Students will learn about the two systems of the brain: the fight-or-flight amygdala and the thoughtful prefrontal cortex.
By the end of the lessons, students will be able to:
- Describe the lizard brain and identify situations when this part of the brain is used
- Describe the wizard brain and identify situations when this part of the brain is used
This week’s lesson will introduce two basic parts of the brain: the lizard brain (the amygdala) and the wizard brain (the prefrontal cortex). We do not expect you to become an expert in neuroscience to teach this lesson.

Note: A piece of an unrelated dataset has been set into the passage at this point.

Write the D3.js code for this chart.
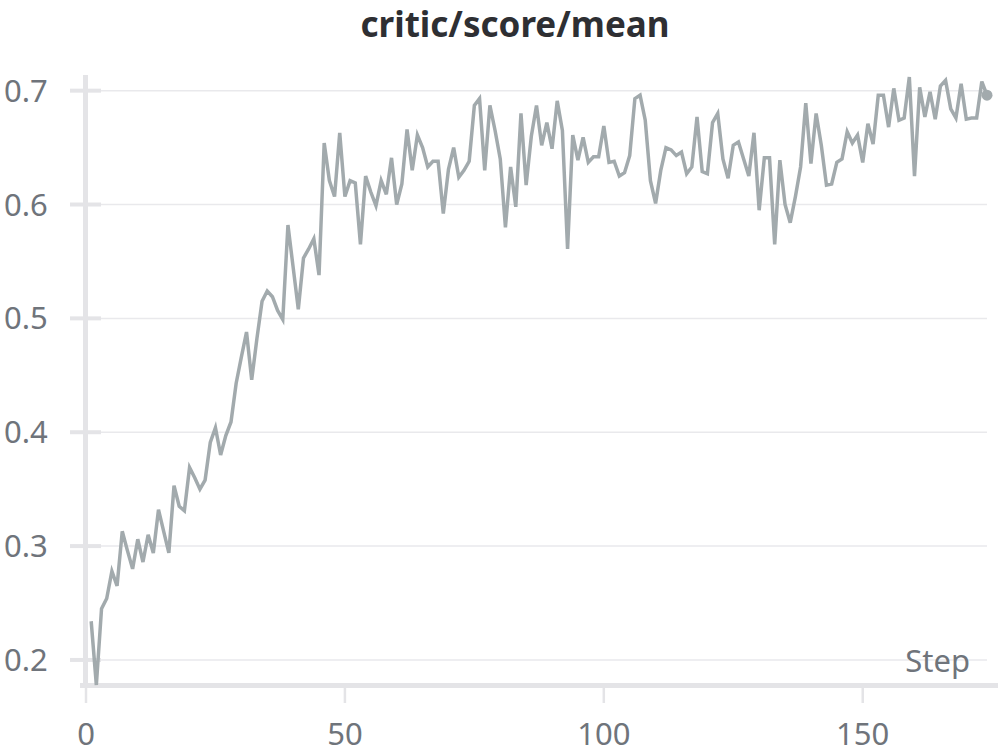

The lesson starts with a mindful breathing activity then moves to an introduction of the lizard and wizard brains. The lizard brain, responsible for processing threats and activated in strong emotional situations, is often referred to as the fight-or-flight response. The wizard brain is responsible for complex thought, planning, decision-making, impulse control, and self-awareness. The Munchy and Jumpy story then tells of a scavenger hunt in which the rabbits learn how their friends, representing the two parts of the brain, respond to different situations. An activity gives students an opportunity to decide which part of their brain they would use in different scenarios. Students end by reflecting through a drawing.
Online Teaching Tips for The Brain
Utilize some of the videos found under the lesson variations for visuals on the brain.
As always, the Munchy and Jumpy story is the anchor for this lesson and read alouds work great online!
For the Become a Lizard or Wizard activity, start by making sure students’ cameras are on. Come up with a hand gesture for the wizard brain and a different one for the lizard brain and teach the class. Then, read the scenarios aloud and have students on the count of three show the symbol for which brain they think is being described.
For a recorded option, consider having students make two columns on a piece of paper, lizard brain on one side and wizard brain on the other. After you read aloud each scenario for the Becoming a Lizard or Wizard activity, tell students to make a tally under which brain they think is being described.
Self-awareness: The ability to accurately recognize one’s own emotions, thoughts, and values and how they influence behavior. The ability to accurately assess one’s strengths and limitations, with a well-grounded sense of confidence, optimism, and a "growth mindset."
Self-management: The ability to successfully regulate one’s emotions, thoughts, and behaviors in different situations — effectively managing stress, controlling impulses, and motivating oneself. The ability to set and work toward personal and academic goals.
Decision-making: The ability to make constructive choices about personal behavior and social interactions based on ethical standards, safety concerns, and social norms. The realistic evaluation of consequences of various actions, and a consideration of the well-being of oneself and others.